Thanks, Spain. Thank you again. It was a privilege. Amid the 2,913 days from June 27, 2006 to Wednesday, it was a privilege. It was a privilege in June 2008, in June and July 2010, in June and July 2012. It was a privilege being an earthling and watching you play futbol. It has ended, but everything does.

You had style, flair, beauty, élan, panache and an unusual supply of great hair. You lived up to the color red. You personified one of the most appealing things in all of sports: collaboration. You made me want to just get up and go live in Madrid or Barcelona -- yeah, I like both of them, sorry -- as if I hadn't wanted so already. Through Euro 2008, the 2010 World Cup and Euro 2012, you flattered our planet. You won the two most difficult events in the world's biggest game three times in a row, and you did so pretty much using a velvet hammer.

It's hard to believe we used to think of you as yellow more than red, as unfulfilled talent more than anything, but let's go back to El Pais, that Spanish bastion of newspaper sobriety, on Wednesday, June 28, 2006. It referred to you as "the Spain of always, the same which always fails in the top tournaments, a victim of its own misfortune and incapable of beating teams of higher standard." Nobody could have disagreed.

Once again, Spain had gone home in a World Cup while the handful of other Big Soccer countries stuck around to decide it.
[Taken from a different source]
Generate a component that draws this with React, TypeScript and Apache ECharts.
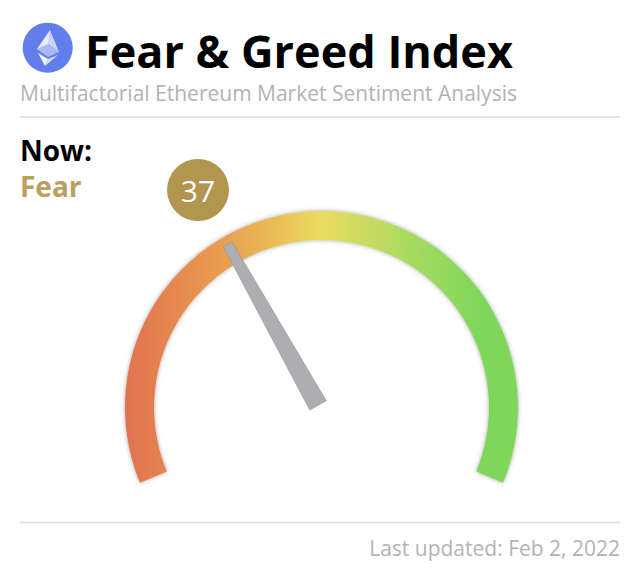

As of then in World Cup history, Spain had finished fourth once and reached a genuine semifinal nada. A round-of-16 exit from Germany in 2006 prompted understandable headlines such as "Back Home, As Always," and "Broken Dreams," and "Failure."

You, though, became something else altogether. You have been so masterful for so long that that Tuesday night seems an eon ago. David Villa from Langreo was 24 years old; now he's employed with New York City FC. Franck Ribery from Boulogne-sur-Mer in France was 23; now he's a Bayern Munich old gent. The great Patrick Vieira from Senegal and Dreux was 29 -- he's managing in the Manchester City organization -- and the great Zinedine Zidane from Marseille, 33 -- he's helping manage at Real Madrid.

All four of those young men scored that night -- Villa first, on a penalty, the French thrice thereafter. Zidane closed it out with a memorable solo in stoppage. France won 3-1 to stir thoughts of its title of 1998 -- it would reach the 2006 final -- and Spain lost 3-1 for its first international loss since Euro 2004, but its first turn in the very-bright lights since the same. It would go home and hope, a 22-year-old Fernando Torres describing "a good taste in our mouths." He sounded half-delusional. Well, they had dominated Group H of Ukraine, Tunisia and Saudi Arabia.

From then to now brought a whole lot of sublime and, certainly, a whole lot of possession. You possessed, the world chased, you possessed, the world chased, you possessed, the world finally caught up. Even while the style waned and frayed some through the three big titles, it did spend a good amount of time resembling art. When it was gorgeous, man, was it gorgeous. For the almost-eight years since September 2006 when Euro 2008 qualifying got going until Wednesday in Rio, you throne-sat. In a world full of citizens demanding victory, that's a run long enough to bewilder.

In Euro 2008, you started shedding your past, with the five wins and the one win on penalties and the 3-0 symphony over Russia in the semifinal and the 1-0 loveliness over Germany in the final. By the 2010 World Cup, you had a demonstrably new identity, with enough stomach to lose the opener (against Switzerland), entertain all the goblins who revisited from the 20th century, then shoo them with six closing wins, the last four all 1-0, the final a victorious battle against cynicism. By Euro 2012, people accused you of dullness -- true only relatively -- but you weathered Portugal in the semifinal penalties and then flourished again in a picturesque 4-0 decimation of Italy.

By then, you had gone on long enough that plenty of people got sick of tiki-taka or decried tiki-taka or just always loathed tiki-taka, even as some of us still saw you and heard just enough music. Whatever. We're all wired differently.

Finally, there came a day (a Friday) when the Netherlands looked too shrewd, and a day (a Wednesday) when Chile looked too stunning, two days when Spain looked too creaky. One goal for, seven against. It's a World Cup pratfall unprecedented for a champion, even considering Italy's group-stage flop at World Cup 2010. It's jarring because it alters the reality, the same way Euro 2008 began to alter the reality.

It's also OK. You had your long turn as the world's team. You carried that title with pizzazz. You added something to life.